Courage by Barbara Binns

After their father died T'Shawn's older brother Lamont took his place as T'Shawn's biggest influence.  All that changed when Lamont became the leader of a local gang and left home, eventually ending up pointing a gun at T'Shawn.  Now T is happy to have Lamont out of his life and is looking forward to joining a local diving team.  The life he is trying to live comes crashing down when his mother tells him Lamont is getting out of prison early and will be moving back home with them.  

For the first three quarters of this book I was absolutely sure that I would be using it with one or more reading programs in the upcoming year.  I'm sure you can see what I'm going from there...  But before we get to the part I didn't like, let me talk about what was so great. 

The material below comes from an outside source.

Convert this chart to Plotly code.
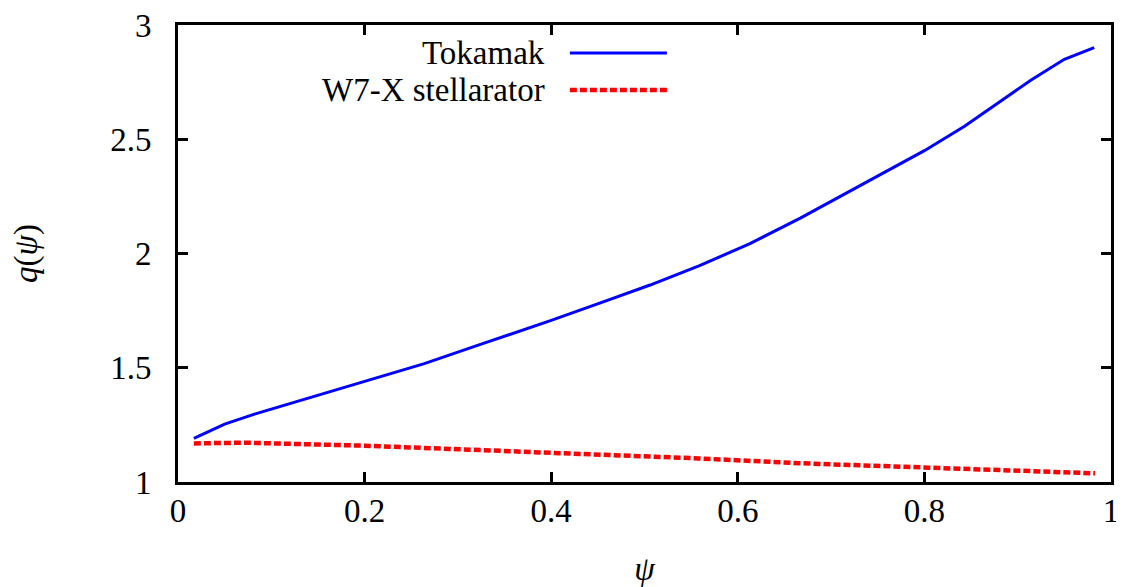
import plotly.graph_objects as go

# Data
tokamak_psi = [0.017, 0.05, 0.082, 0.132, 0.2, 0.264, 0.321, 0.4, 0.452, 0.506,
               0.559, 0.613, 0.667, 0.721, 0.757, 0.8, 0.843, 0.878, 0.914,
               0.95, 0.982]
tokamak_q = [1.191, 1.253, 1.297, 1.358, 1.438, 1.518, 1.598, 1.707, 1.783, 1.862,
             1.947, 2.043, 2.155, 2.274, 2.355, 2.45, 2.557, 2.655, 2.758,
             2.85, 2.901]

w7x_psi = [0.017, 0.071, 0.2, 0.4, 0.452, 0.559, 0.667, 0.774, 0.881, 0.983]
w7x_q = [1.169, 1.172, 1.159, 1.128, 1.121, 1.103, 1.082, 1.067, 1.052, 1.038]

series_names = ["Tokamak", "W7-X stellarator"]
x_ticks = [0, 0.2, 0.4, 0.6, 0.8, 1]
y_ticks = [1, 1.5, 2, 2.5, 3]

FONT = "Liberation Serif"
FS = 33

fig = go.Figure()
fig.add_trace(go.Scatter(x=tokamak_psi, y=tokamak_q, mode="lines",
                         name=series_names[0],
                         line=dict(color="#0000ff", width=3)))
fig.add_trace(go.Scatter(x=w7x_psi, y=w7x_q, mode="lines",
                         name=series_names[1],
                         line=dict(color="#ff0000", width=4.5, dash="7px,3px")))

axis_common = dict(showline=True, linecolor="black", linewidth=3, mirror="ticks",
                   ticks="inside", ticklen=10, tickwidth=2.5, tickcolor="black",
                   showgrid=False, zeroline=False, automargin=False,
                   ticklabeloverflow="allow",
                   tickfont=dict(family=FONT, size=FS, color="black"))

fig.update_xaxes(range=[0, 1], tickvals=x_ticks, ticklabelstandoff=-3,
                 title=dict(text="<i>ψ</i>", font=dict(family=FONT, size=FS, color="black"),
                            standoff=40),
                 **axis_common)
fig.update_yaxes(range=[1, 3], tickvals=y_ticks, ticklabelstandoff=17,
                 title=dict(text="<i>q</i>(<i>ψ</i>)", font=dict(family=FONT, size=FS, color="black"),
                            standoff=64),
                 **axis_common)

# Legend drawn gnuplot-style: text on the left, sample on the right
rows = [(0.9387, "#0000ff", 3, "solid"), (0.8578, "#ff0000", 4.5, "7px,3px")]
for name, (yp, col, wd, ds) in zip(series_names, rows):
    fig.add_annotation(x=0.3955, y=yp, xref="paper", yref="paper", text=name,
                       showarrow=False, xanchor="right", yanchor="middle",
                       font=dict(family=FONT, size=FS, color="black"))
    fig.add_shape(type="line", xref="paper", yref="paper", x0=0.420, x1=0.524,
                  y0=yp, y1=yp, line=dict(color=col, width=wd, dash=ds))

# the page body adds an 8px offset, so the figure is sized to fit inside the window
fig.update_layout(width=1116, height=579, showlegend=False,
                  margin=dict(l=170, r=13, t=17, b=105),
                  plot_bgcolor="white", paper_bgcolor="white",
                  font=dict(family=FONT, size=FS, color="black"))

fig.write_html("out.html")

This book captures so much of the atmosphere of more mature stories about gangs or families dealing with incarceration but in a totally appropriate younger middle school way.  My sixth and seventh graders are handling some of the same issues addressed in books like THUG or Long Way Down but they aren't always ready for those edgier stories.  Courage is something I could put on a required reading list without hesitation. 

T'Shawn is a great character, so wonderfully drawn.  He was crushed by Lamont's gang activity and by the fact that he apparently chose his gang friends over T.  Now he is doing what he thinks is necessary to protect himself and his family, including trying to get him to violate his parole.  He also doesn't hesitate to speak up for himself and others when he observes racism which he faces both at school and in his neighborhood.  But Binns does a great job weaving those incidents into the story smoothly without it being an obvious lesson we're supposed to learn, even though we can learn from them.  T's eventual return to giving Lamont a chance comes about naturally with setbacks along the way.

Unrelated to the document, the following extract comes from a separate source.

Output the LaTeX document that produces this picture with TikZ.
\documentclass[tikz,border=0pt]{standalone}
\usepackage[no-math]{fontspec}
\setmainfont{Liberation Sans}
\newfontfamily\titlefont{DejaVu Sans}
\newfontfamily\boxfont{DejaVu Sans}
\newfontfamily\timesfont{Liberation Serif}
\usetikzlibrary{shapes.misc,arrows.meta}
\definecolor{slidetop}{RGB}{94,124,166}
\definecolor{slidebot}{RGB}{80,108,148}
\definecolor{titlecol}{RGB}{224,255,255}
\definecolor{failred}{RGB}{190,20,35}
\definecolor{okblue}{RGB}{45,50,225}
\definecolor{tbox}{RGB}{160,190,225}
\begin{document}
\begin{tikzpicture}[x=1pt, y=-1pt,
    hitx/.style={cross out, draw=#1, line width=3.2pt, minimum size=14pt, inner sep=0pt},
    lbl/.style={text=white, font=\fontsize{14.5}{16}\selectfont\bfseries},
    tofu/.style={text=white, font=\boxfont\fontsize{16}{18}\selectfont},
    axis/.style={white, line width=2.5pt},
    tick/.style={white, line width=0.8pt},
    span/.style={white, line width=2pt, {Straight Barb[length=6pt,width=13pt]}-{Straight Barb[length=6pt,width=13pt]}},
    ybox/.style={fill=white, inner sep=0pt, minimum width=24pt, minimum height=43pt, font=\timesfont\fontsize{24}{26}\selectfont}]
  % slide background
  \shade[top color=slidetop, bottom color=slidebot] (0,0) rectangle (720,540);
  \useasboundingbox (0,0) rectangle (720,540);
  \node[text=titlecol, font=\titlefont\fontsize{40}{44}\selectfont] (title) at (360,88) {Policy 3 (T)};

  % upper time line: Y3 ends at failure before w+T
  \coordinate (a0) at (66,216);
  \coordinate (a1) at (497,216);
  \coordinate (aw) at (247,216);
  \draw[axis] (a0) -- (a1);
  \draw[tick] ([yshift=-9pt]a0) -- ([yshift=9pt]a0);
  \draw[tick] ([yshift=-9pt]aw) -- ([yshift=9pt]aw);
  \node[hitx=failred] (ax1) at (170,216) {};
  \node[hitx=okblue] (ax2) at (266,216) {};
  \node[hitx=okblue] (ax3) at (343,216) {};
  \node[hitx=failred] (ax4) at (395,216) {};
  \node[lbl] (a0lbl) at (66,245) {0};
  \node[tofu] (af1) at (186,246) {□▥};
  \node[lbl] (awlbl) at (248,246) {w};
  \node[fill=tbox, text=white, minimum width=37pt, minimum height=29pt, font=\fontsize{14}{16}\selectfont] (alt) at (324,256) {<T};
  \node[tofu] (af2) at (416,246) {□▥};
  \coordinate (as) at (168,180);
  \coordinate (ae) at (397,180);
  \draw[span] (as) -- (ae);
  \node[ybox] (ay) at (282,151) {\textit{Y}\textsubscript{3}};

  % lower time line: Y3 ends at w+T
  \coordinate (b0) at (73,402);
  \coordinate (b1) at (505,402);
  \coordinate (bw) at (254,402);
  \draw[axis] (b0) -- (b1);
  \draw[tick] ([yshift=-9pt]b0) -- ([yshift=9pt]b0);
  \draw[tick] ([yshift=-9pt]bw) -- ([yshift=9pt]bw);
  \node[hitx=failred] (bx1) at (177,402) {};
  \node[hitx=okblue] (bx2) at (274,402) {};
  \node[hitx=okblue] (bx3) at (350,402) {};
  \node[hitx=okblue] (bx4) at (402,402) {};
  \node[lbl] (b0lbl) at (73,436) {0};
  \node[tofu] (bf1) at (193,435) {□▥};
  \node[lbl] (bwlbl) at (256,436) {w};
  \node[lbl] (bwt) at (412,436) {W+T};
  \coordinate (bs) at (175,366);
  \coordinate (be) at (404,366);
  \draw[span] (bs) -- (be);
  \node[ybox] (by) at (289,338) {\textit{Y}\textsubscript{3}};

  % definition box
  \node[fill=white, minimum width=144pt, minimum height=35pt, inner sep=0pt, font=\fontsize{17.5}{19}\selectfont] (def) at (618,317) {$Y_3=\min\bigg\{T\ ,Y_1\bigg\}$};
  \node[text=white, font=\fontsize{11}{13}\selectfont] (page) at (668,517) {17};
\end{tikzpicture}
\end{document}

So what lost me?  The last quarter of the book felt so much more obvious and forced than the story up to that point.  The nuances left and too many issues were pushed in.  T's coach became a caricature and I didn't see any realistic motivation for the revelations from Lamont's girlfriend.  If the story were tidied up and finished with the skill with which it began, this would be something I would recommend all the time.  I'll still booktalk it, but I didn't love it as much as I thought I would.